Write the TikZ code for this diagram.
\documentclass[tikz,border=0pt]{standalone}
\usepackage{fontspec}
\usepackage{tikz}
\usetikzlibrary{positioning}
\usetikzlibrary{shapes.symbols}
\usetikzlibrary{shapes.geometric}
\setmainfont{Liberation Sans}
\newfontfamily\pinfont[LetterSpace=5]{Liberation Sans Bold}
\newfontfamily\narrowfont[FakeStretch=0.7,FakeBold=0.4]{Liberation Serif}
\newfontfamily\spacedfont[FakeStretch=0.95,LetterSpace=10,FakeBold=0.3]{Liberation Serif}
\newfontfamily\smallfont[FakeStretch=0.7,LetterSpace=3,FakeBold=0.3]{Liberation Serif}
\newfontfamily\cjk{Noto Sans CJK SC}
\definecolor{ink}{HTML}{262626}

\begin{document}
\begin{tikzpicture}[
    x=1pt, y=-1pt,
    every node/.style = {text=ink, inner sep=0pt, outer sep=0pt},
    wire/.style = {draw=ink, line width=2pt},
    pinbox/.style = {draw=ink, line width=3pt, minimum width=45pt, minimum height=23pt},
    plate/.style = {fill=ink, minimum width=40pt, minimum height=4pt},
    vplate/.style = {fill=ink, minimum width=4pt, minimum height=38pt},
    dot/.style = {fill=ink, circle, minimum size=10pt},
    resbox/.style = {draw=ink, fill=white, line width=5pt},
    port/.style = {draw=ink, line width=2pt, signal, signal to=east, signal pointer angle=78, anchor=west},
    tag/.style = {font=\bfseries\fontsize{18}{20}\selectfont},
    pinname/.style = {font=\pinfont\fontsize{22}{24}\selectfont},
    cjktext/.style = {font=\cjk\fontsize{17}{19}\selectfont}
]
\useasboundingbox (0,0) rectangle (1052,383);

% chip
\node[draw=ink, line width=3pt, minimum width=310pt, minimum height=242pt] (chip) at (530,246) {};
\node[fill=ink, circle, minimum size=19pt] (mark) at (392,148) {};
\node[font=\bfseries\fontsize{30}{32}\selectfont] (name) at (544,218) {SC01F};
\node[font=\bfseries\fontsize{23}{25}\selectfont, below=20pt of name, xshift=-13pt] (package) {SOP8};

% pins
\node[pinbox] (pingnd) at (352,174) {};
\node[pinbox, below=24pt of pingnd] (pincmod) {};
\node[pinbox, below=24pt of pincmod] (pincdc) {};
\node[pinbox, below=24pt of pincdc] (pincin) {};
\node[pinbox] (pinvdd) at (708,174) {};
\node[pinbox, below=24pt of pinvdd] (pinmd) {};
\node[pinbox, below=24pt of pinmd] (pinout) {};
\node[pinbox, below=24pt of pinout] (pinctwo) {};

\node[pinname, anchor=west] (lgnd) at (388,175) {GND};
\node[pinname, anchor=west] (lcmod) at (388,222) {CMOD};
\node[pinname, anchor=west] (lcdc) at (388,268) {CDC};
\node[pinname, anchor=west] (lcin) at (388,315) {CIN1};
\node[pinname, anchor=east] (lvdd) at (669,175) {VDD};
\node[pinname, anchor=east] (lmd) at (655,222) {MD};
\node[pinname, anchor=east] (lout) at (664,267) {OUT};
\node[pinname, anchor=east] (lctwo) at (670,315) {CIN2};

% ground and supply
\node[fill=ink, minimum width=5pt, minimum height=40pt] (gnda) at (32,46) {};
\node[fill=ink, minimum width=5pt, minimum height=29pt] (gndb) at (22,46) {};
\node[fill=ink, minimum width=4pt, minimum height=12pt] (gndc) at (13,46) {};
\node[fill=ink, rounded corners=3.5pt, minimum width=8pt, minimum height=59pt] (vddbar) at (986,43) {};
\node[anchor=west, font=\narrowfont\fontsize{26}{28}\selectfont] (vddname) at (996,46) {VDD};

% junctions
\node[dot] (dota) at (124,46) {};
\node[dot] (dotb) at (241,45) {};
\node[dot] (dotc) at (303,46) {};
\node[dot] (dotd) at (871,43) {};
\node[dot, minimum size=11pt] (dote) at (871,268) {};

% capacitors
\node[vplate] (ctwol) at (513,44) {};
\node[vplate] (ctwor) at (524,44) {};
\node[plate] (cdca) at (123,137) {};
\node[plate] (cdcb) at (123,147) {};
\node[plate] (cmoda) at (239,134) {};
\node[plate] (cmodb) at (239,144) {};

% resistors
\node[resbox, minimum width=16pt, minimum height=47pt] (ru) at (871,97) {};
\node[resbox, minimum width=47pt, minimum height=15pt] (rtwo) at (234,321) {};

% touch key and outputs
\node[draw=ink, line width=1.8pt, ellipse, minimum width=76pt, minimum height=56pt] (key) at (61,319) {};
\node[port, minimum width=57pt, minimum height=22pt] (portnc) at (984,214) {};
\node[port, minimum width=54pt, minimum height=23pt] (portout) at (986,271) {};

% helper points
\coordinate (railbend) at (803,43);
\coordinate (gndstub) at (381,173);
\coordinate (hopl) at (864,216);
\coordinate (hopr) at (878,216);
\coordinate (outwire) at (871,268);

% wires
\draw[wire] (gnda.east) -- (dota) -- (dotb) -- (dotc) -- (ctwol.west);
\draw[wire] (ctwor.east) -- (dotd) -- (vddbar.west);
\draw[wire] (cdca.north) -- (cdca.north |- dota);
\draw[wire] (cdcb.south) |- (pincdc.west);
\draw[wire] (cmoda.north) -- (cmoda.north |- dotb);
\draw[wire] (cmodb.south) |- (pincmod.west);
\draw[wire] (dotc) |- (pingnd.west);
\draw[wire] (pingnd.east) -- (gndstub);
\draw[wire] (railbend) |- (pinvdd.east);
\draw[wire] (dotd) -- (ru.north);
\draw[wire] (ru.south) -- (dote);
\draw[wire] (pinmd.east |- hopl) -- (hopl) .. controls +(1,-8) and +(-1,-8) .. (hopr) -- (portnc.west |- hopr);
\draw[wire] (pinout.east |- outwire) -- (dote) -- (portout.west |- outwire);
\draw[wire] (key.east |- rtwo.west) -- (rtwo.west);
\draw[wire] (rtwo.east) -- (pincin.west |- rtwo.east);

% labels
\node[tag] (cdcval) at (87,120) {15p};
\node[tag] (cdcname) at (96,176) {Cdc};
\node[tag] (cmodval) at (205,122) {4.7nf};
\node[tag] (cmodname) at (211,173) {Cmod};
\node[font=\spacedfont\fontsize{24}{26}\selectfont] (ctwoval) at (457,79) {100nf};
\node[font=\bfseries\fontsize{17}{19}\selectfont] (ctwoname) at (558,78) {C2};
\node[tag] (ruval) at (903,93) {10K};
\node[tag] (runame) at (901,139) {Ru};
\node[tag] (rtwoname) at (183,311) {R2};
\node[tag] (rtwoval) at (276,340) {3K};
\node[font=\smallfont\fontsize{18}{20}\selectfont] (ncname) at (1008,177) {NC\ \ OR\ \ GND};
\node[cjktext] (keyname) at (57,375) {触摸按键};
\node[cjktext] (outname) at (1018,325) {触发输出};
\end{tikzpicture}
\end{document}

----

■ **DIRECTIONS**: Take the lines above and retype all of them exactly.

■ **REPLY**:
Write the TikZ code for this diagram.
\documentclass[tikz,border=0pt]{standalone}
\usepackage{fontspec}
\usepackage{tikz}
\usetikzlibrary{positioning}
\usetikzlibrary{shapes.symbols}
\usetikzlibrary{shapes.geometric}
\setmainfont{Liberation Sans}
\newfontfamily\pinfont[LetterSpace=5]{Liberation Sans Bold}
\newfontfamily\narrowfont[FakeStretch=0.7,FakeBold=0.4]{Liberation Serif}
\newfontfamily\spacedfont[FakeStretch=0.95,LetterSpace=10,FakeBold=0.3]{Liberation Serif}
\newfontfamily\smallfont[FakeStretch=0.7,LetterSpace=3,FakeBold=0.3]{Liberation Serif}
\newfontfamily\cjk{Noto Sans CJK SC}
\definecolor{ink}{HTML}{262626}

\begin{document}
\begin{tikzpicture}[
    x=1pt, y=-1pt,
    every node/.style = {text=ink, inner sep=0pt, outer sep=0pt},
    wire/.style = {draw=ink, line width=2pt},
    pinbox/.style = {draw=ink, line width=3pt, minimum width=45pt, minimum height=23pt},
    plate/.style = {fill=ink, minimum width=40pt, minimum height=4pt},
    vplate/.style = {fill=ink, minimum width=4pt, minimum height=38pt},
    dot/.style = {fill=ink, circle, minimum size=10pt},
    resbox/.style = {draw=ink, fill=white, line width=5pt},
    port/.style = {draw=ink, line width=2pt, signal, signal to=east, signal pointer angle=78, anchor=west},
    tag/.style = {font=\bfseries\fontsize{18}{20}\selectfont},
    pinname/.style = {font=\pinfont\fontsize{22}{24}\selectfont},
    cjktext/.style = {font=\cjk\fontsize{17}{19}\selectfont}
]
\useasboundingbox (0,0) rectangle (1052,383);

% chip
\node[draw=ink, line width=3pt, minimum width=310pt, minimum height=242pt] (chip) at (530,246) {};
\node[fill=ink, circle, minimum size=19pt] (mark) at (392,148) {};
\node[font=\bfseries\fontsize{30}{32}\selectfont] (name) at (544,218) {SC01F};
\node[font=\bfseries\fontsize{23}{25}\selectfont, below=20pt of name, xshift=-13pt] (package) {SOP8};

% pins
\node[pinbox] (pingnd) at (352,174) {};
\node[pinbox, below=24pt of pingnd] (pincmod) {};
\node[pinbox, below=24pt of pincmod] (pincdc) {};
\node[pinbox, below=24pt of pincdc] (pincin) {};
\node[pinbox] (pinvdd) at (708,174) {};
\node[pinbox, below=24pt of pinvdd] (pinmd) {};
\node[pinbox, below=24pt of pinmd] (pinout) {};
\node[pinbox, below=24pt of pinout] (pinctwo) {};

\node[pinname, anchor=west] (lgnd) at (388,175) {GND};
\node[pinname, anchor=west] (lcmod) at (388,222) {CMOD};
\node[pinname, anchor=west] (lcdc) at (388,268) {CDC};
\node[pinname, anchor=west] (lcin) at (388,315) {CIN1};
\node[pinname, anchor=east] (lvdd) at (669,175) {VDD};
\node[pinname, anchor=east] (lmd) at (655,222) {MD};
\node[pinname, anchor=east] (lout) at (664,267) {OUT};
\node[pinname, anchor=east] (lctwo) at (670,315) {CIN2};

% ground and supply
\node[fill=ink, minimum width=5pt, minimum height=40pt] (gnda) at (32,46) {};
\node[fill=ink, minimum width=5pt, minimum height=29pt] (gndb) at (22,46) {};
\node[fill=ink, minimum width=4pt, minimum height=12pt] (gndc) at (13,46) {};
\node[fill=ink, rounded corners=3.5pt, minimum width=8pt, minimum height=59pt] (vddbar) at (986,43) {};
\node[anchor=west, font=\narrowfont\fontsize{26}{28}\selectfont] (vddname) at (996,46) {VDD};

% junctions
\node[dot] (dota) at (124,46) {};
\node[dot] (dotb) at (241,45) {};
\node[dot] (dotc) at (303,46) {};
\node[dot] (dotd) at (871,43) {};
\node[dot, minimum size=11pt] (dote) at (871,268) {};

% capacitors
\node[vplate] (ctwol) at (513,44) {};
\node[vplate] (ctwor) at (524,44) {};
\node[plate] (cdca) at (123,137) {};
\node[plate] (cdcb) at (123,147) {};
\node[plate] (cmoda) at (239,134) {};
\node[plate] (cmodb) at (239,144) {};

% resistors
\node[resbox, minimum width=16pt, minimum height=47pt] (ru) at (871,97) {};
\node[resbox, minimum width=47pt, minimum height=15pt] (rtwo) at (234,321) {};

% touch key and outputs
\node[draw=ink, line width=1.8pt, ellipse, minimum width=76pt, minimum height=56pt] (key) at (61,319) {};
\node[port, minimum width=57pt, minimum height=22pt] (portnc) at (984,214) {};
\node[port, minimum width=54pt, minimum height=23pt] (portout) at (986,271) {};

% helper points
\coordinate (railbend) at (803,43);
\coordinate (gndstub) at (381,173);
\coordinate (hopl) at (864,216);
\coordinate (hopr) at (878,216);
\coordinate (outwire) at (871,268);

% wires
\draw[wire] (gnda.east) -- (dota) -- (dotb) -- (dotc) -- (ctwol.west);
\draw[wire] (ctwor.east) -- (dotd) -- (vddbar.west);
\draw[wire] (cdca.north) -- (cdca.north |- dota);
\draw[wire] (cdcb.south) |- (pincdc.west);
\draw[wire] (cmoda.north) -- (cmoda.north |- dotb);
\draw[wire] (cmodb.south) |- (pincmod.west);
\draw[wire] (dotc) |- (pingnd.west);
\draw[wire] (pingnd.east) -- (gndstub);
\draw[wire] (railbend) |- (pinvdd.east);
\draw[wire] (dotd) -- (ru.north);
\draw[wire] (ru.south) -- (dote);
\draw[wire] (pinmd.east |- hopl) -- (hopl) .. controls +(1,-8) and +(-1,-8) .. (hopr) -- (portnc.west |- hopr);
\draw[wire] (pinout.east |- outwire) -- (dote) -- (portout.west |- outwire);
\draw[wire] (key.east |- rtwo.west) -- (rtwo.west);
\draw[wire] (rtwo.east) -- (pincin.west |- rtwo.east);

% labels
\node[tag] (cdcval) at (87,120) {15p};
\node[tag] (cdcname) at (96,176) {Cdc};
\node[tag] (cmodval) at (205,122) {4.7nf};
\node[tag] (cmodname) at (211,173) {Cmod};
\node[font=\spacedfont\fontsize{24}{26}\selectfont] (ctwoval) at (457,79) {100nf};
\node[font=\bfseries\fontsize{17}{19}\selectfont] (ctwoname) at (558,78) {C2};
\node[tag] (ruval) at (903,93) {10K};
\node[tag] (runame) at (901,139) {Ru};
\node[tag] (rtwoname) at (183,311) {R2};
\node[tag] (rtwoval) at (276,340) {3K};
\node[font=\smallfont\fontsize{18}{20}\selectfont] (ncname) at (1008,177) {NC\ \ OR\ \ GND};
\node[cjktext] (keyname) at (57,375) {触摸按键};
\node[cjktext] (outname) at (1018,325) {触发输出};
\end{tikzpicture}
\end{document}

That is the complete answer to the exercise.